Jean-François Gérard
L’Histoire est-elle seulement une question de grands hommes? Non, a démontré Françoise Bâby, une guide certifiée de Montréal, lors d’une visioconférence avec la Société d’histoire de Toronto, le mercredi 24 avril. L’organisme maintient occasionnellement ce type de rendez-vous en ligne pour permettre à des intervenants hors de la Ville reine de partager leur savoir.
Pendant plus d’une heure, la guide s’est intéressée aux « pionnières de Montréal » entre 1642 et 1771. Une sélection de sept portraits de femmes qui se distinguent des « Filles du Roy », envoyées en Nouvelle-France à partir de 1663, et dont l’histoire a été racontée de manière remarquée au Théâtre français de Toronto l’automne dernier. Ou encore des « filles à marier », un peu moins nombreuses et un peu plus tôt. Même si leurs destins se croisent parfois.
C’est notamment le cas de Marguerite Bourgeoys, qui voyage dans un bateau avec 15 « filles à marier ». Elle arrive avec l’intention de fonder la première école à ce qu’on appelait encore Ville-Marie. Mais la colonie étant en manque d’enfants en âge d’apprendre à cette époque, elle se consacre alors à la construction de la première chapelle dédiée à la Vierge Marie. Lorsque les bancs d’école se garnissent, elle poursuit un objectif novateur par rapport à la France : « donner aussi de l’éducation à des filles de classe inférieure et Autochtones », explique la guide.
D’autres femmes marquent la ville de leur empreinte comme Marie Morin, « la première religieuse canadienne », car née à Québec en 1649. À Montréal, elle devient ensuite « la première historienne canadienne » car elle a dressé des annales de l’Hôtel-Dieu. C’est aussi le cas de Marguerite d’Youville, née à Montréal en 1701 et qui prend la direction générale de l’hôpital.
« Les femmes ont eu un rôle sur les trois piliers de notre société : l’éducation, la santé et les services sociaux », résume Françoise Bâby. Ses explications nous emmènent sur des lieux du Vieux-Montréal encore reconnaissables aujourd’hui à l’aide des images qu’elle projette.

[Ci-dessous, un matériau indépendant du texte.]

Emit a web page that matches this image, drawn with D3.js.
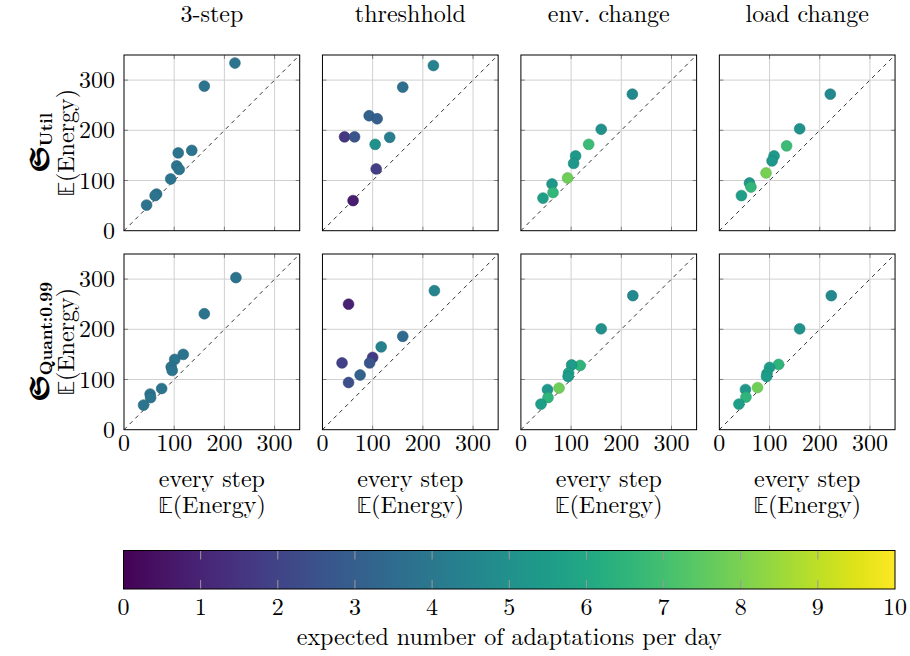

La vie de ces femmes se distingue aussi par leur longévité, la plupart ayant dépassé les 60 ans, voire le centenaire pour l’une d’elles. Le tout à une époque où l’espérance de vie en France était de 26 ans. Selon Françoise Bâby cela s’explique par le fait que la colonie était beaucoup moins dense que les villes françaises, ce qui permettait aux maladies de moins se transmettre.
La reconnaissance de cet héritage féminin a mis du temps à émerger. Françoise Bâby raconte elle-même avoir découvert le parcours de certaines de ces femmes moins connues « il y a seulement quelques années ». En 2017, Montréal a mis en place Toponym’elles, une banque de noms pour que les femmes soient mieux présentes dans l’espace public, à la hauteur de leur contribution.
Photo : La guide a aussi évoqué le parcours de Jeanne Mance, infirmière laïque venue de France qui a dirigé l’Hôtel-Dieu. Jeanne Mance est une figure du Monument à Maisonneuve à la Place d’Armes, Montréal.